Task requirements: Look at the data below and print exactly the lines from its first line through the line with "const firstMonth = new"; the pictures stay out of the copy.

Data block:
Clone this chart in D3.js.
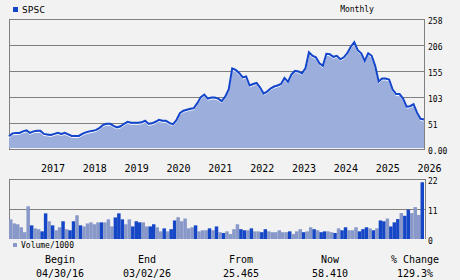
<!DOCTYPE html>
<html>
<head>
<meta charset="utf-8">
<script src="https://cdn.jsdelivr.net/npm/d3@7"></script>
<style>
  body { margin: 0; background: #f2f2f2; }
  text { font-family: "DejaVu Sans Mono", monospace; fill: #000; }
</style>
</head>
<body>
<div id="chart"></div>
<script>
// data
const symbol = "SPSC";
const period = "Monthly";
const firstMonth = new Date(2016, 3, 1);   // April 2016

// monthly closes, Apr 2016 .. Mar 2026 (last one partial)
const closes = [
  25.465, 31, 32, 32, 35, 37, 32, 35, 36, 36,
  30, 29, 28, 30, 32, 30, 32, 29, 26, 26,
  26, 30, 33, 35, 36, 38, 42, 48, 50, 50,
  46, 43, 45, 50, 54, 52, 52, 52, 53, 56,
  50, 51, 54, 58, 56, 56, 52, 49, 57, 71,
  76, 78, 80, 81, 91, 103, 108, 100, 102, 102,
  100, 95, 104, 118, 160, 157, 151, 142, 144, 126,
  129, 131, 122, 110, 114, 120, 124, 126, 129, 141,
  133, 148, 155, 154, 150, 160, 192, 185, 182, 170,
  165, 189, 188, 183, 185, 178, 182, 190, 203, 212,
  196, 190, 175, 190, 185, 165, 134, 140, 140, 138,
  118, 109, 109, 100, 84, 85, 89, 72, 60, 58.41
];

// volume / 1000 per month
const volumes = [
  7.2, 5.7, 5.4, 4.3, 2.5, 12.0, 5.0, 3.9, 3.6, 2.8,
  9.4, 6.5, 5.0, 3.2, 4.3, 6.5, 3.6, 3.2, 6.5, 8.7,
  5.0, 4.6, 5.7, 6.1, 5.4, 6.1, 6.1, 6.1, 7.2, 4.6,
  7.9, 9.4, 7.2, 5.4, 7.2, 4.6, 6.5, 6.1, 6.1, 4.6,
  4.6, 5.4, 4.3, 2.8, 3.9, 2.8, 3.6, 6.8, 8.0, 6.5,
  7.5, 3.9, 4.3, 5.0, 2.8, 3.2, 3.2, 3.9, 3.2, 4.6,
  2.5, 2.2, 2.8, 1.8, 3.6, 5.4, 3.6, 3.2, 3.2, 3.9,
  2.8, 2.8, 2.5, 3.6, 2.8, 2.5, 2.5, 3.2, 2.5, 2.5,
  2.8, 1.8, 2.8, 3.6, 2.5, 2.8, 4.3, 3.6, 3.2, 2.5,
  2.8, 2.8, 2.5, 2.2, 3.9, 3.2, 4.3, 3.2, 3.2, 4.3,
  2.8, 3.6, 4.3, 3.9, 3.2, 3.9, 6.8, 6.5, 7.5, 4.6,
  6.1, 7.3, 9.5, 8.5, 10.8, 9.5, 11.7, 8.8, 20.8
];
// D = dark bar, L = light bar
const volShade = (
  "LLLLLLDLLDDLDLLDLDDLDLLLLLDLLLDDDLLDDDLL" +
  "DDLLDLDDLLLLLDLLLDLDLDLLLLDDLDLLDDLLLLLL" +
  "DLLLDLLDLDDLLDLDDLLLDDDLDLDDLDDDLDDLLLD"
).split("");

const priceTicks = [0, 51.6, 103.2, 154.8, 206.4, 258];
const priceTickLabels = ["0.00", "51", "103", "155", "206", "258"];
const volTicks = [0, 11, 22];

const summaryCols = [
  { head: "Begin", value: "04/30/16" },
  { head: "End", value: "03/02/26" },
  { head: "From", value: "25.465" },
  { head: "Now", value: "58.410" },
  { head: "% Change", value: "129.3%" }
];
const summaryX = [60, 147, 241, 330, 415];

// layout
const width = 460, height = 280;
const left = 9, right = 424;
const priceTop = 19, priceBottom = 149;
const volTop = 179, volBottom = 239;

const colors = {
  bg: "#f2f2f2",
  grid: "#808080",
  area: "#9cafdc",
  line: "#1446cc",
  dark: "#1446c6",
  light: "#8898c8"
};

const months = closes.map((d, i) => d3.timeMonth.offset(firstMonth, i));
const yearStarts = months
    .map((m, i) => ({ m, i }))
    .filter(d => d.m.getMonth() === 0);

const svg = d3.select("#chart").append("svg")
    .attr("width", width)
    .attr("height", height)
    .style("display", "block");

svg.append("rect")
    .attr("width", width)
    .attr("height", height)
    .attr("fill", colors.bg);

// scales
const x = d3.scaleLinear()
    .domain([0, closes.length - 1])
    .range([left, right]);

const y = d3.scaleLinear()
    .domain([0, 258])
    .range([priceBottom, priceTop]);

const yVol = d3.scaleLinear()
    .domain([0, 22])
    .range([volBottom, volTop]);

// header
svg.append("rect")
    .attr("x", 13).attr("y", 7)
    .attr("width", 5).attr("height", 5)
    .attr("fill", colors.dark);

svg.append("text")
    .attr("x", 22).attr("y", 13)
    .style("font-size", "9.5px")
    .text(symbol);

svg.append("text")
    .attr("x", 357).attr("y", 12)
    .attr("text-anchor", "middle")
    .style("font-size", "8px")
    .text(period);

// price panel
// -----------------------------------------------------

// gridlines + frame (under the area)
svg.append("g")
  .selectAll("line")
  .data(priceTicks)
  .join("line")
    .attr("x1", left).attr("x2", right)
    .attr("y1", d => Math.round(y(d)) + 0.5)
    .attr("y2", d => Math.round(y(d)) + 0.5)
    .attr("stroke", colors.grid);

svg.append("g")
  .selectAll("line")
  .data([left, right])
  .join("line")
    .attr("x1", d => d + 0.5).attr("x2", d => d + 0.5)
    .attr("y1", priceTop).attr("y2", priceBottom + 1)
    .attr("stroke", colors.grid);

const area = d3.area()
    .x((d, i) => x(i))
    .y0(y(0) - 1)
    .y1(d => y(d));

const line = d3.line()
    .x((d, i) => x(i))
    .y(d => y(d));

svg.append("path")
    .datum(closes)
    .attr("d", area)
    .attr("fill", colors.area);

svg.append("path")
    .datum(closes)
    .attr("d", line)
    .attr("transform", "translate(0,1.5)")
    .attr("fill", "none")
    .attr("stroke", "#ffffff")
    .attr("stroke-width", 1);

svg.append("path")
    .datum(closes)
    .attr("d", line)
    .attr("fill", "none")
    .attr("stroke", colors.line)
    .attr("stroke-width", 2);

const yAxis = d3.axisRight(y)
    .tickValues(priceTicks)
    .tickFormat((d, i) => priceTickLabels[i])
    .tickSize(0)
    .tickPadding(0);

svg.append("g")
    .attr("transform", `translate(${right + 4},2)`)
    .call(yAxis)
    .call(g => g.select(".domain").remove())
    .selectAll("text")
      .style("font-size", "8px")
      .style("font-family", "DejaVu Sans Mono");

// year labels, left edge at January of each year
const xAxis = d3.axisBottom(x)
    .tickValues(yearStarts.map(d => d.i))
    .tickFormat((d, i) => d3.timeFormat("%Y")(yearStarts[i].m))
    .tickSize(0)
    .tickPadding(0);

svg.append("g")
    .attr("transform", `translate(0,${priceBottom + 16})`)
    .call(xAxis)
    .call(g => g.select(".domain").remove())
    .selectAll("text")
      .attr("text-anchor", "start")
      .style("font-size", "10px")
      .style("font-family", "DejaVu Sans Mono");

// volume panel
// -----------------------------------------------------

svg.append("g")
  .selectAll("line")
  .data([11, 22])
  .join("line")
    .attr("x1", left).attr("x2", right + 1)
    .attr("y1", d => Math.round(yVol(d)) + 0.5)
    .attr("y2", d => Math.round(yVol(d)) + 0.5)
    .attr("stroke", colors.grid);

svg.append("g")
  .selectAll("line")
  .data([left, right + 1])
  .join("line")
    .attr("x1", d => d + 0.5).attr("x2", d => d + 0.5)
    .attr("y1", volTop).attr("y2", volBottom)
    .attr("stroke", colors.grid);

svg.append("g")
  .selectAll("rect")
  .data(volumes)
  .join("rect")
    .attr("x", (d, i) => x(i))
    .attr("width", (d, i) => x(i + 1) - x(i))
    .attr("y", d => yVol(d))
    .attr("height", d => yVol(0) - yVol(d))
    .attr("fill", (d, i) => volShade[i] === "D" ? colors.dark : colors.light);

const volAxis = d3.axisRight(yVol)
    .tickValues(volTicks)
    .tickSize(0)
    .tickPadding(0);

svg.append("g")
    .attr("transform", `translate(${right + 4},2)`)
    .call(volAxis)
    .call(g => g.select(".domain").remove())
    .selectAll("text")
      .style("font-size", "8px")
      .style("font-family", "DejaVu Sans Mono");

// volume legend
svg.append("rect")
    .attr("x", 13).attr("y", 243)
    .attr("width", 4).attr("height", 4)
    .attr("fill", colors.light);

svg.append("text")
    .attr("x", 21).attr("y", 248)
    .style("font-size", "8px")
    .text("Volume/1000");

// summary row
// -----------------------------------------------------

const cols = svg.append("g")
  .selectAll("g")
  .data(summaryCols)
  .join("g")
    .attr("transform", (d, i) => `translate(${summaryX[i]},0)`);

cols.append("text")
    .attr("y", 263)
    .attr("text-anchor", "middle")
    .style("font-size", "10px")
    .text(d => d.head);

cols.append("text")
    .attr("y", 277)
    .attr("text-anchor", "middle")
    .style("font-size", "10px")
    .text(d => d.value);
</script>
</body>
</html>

Solution to the exercise:
Clone this chart in D3.js.
<!DOCTYPE html>
<html>
<head>
<meta charset="utf-8">
<script src="https://cdn.jsdelivr.net/npm/d3@7"></script>
<style>
  body { margin: 0; background: #f2f2f2; }
  text { font-family: "DejaVu Sans Mono", monospace; fill: #000; }
</style>
</head>
<body>
<div id="chart"></div>
<script>
// data
const symbol = "SPSC";
const period = "Monthly";
const firstMonth = new Date(2016, 3, 1);   // April 2016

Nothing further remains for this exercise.